Posted on 30 Sep 2015
The country's manufacturing production index fell 8.3% from last year in August, quickening from the revised 6.3% year-over-year fall in July. The latest MPI, however, went up 0.5% when compared with July.
Nattapol Rangsitpol, deputy director general of the ministry's Office of Industrial Economics, said in a statement that continued declines in industrial production could be explained by contraction in the manufacturing of key industrial products such as hard-disk drives, television sets, and electronics components, despite healthy growth in the automotive sector.
Official data showed Thailand's automotive manufacturing grew 13.26% year-over-year in August. Local automotive sales dropped 9.94% and exports rose 13.88% from last year.
The production of electronics goods and electrical appliances plunged 25.06% from a year ago.
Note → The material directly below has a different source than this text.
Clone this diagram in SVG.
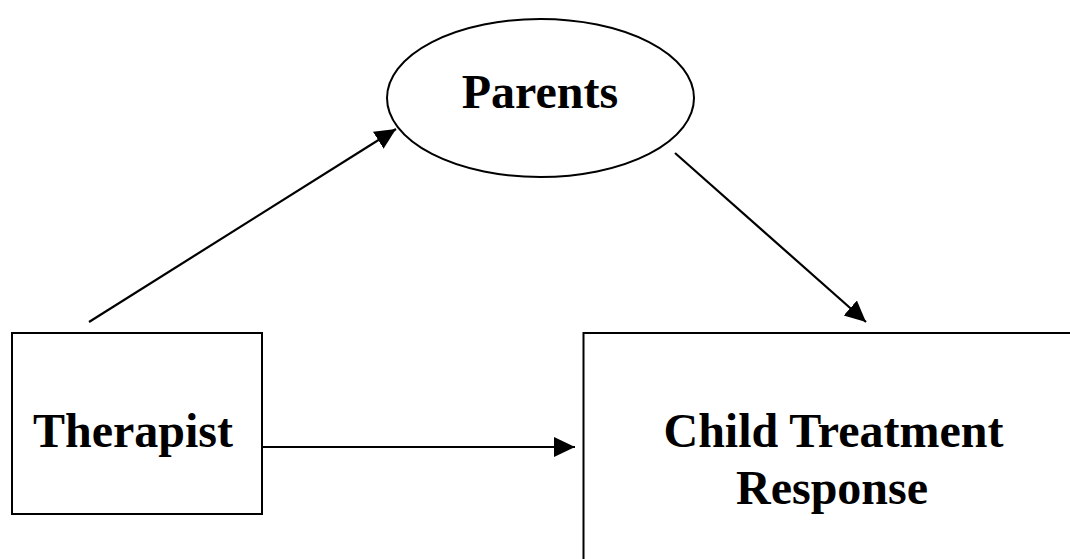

The OIE said that weakening domestic purchasing power and economic slowdown in Thailand's key export markets, including the EU and Japan, as well as an earlier relocation of a television manufacturing base by a producer to another Southeast Asian country contributed to the fall.
It added that a slowdown in the global industrial sector and competition with Chinese steel producers have pushed the country's steel production down by 14.93% year-over-year in August.
Thailand's capacity utilization, which gauges how fully factories are used, inched lower to 57.77% from a revised 58.67% in the preceding month.